The influences on the film are explicit and literary: Conan Doyle's Sherlock Holmes (the Baskerville name, the deductive method, the Adso/Watson pairing), the medieval philosophy of William of Ockham, Borges (the blind librarian Jorge de Burgos and the library-as-labyrinth nod unmistakably to Jorge Luis Borges and "The Library of Babel"), and the visual logic of M.C. Escher in the labyrinth's impossible stairs. Eco's own scholarship in semiotics and medieval studies is the deeper substratum.

Its influence forward lies less in direct imitation than in establishing a durable template: the scholarly detective unraveling a conspiracy buried in religious history, a mode later popularized in a more middlebrow register by the wave of ecclesiastical-conspiracy thrillers. The film also stands as a landmark of demystified medieval production design, its grimy authenticity informing later historical filmmaking, and it remains the benchmark visual realization of Eco's novel.
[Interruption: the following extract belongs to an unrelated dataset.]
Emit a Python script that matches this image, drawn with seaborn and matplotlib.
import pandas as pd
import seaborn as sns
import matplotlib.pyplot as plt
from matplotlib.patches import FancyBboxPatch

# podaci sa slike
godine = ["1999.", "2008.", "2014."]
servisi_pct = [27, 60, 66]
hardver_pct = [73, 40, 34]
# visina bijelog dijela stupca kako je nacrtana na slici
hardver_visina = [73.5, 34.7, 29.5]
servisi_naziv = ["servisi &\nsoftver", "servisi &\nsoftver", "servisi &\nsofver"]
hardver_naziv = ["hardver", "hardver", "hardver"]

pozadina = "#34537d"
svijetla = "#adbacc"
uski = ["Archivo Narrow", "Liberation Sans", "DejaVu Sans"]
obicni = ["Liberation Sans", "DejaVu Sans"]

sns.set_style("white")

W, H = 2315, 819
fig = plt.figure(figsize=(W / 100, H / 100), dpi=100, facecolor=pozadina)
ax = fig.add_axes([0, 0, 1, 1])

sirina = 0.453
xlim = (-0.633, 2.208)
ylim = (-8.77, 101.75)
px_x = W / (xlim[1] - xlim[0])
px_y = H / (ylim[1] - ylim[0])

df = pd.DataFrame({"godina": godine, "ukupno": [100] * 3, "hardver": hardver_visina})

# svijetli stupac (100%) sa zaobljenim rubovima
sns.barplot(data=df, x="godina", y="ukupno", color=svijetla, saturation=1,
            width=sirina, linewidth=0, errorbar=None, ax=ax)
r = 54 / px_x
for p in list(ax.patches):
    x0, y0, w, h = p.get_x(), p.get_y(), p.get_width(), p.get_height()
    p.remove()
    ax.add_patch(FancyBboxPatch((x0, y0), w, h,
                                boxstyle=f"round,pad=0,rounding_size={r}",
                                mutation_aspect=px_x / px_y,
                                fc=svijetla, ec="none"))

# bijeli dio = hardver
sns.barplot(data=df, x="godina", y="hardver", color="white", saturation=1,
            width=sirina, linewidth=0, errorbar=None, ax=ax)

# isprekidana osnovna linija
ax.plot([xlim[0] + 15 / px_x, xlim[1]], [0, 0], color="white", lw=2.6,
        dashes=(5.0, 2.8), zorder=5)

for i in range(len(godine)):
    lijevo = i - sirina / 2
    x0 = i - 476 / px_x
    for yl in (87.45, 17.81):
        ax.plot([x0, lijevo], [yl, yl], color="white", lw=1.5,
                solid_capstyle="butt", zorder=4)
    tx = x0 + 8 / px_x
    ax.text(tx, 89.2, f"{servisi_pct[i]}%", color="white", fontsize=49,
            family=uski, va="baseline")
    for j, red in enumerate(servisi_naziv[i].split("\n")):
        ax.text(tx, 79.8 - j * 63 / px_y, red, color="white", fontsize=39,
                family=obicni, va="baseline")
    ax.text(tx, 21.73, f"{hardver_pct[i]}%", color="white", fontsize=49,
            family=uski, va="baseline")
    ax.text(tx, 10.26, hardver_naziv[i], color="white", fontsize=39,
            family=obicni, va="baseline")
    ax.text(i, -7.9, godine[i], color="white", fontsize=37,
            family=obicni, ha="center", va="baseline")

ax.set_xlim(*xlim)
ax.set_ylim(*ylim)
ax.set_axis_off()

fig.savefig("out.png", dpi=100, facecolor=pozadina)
For Connery it was career-defining in its timing; for Annaud it confirmed the immersive, research-driven historical mode he would continue in Seven Years in Tibet and Enemy at the Gates. Where the historical record on internal production details and exact financials is thin or inconsistent, that thinness is itself worth noting rather than papering over — but the film's standing as the canonical screen encounter with Eco, and as a turning point for its star, is secure.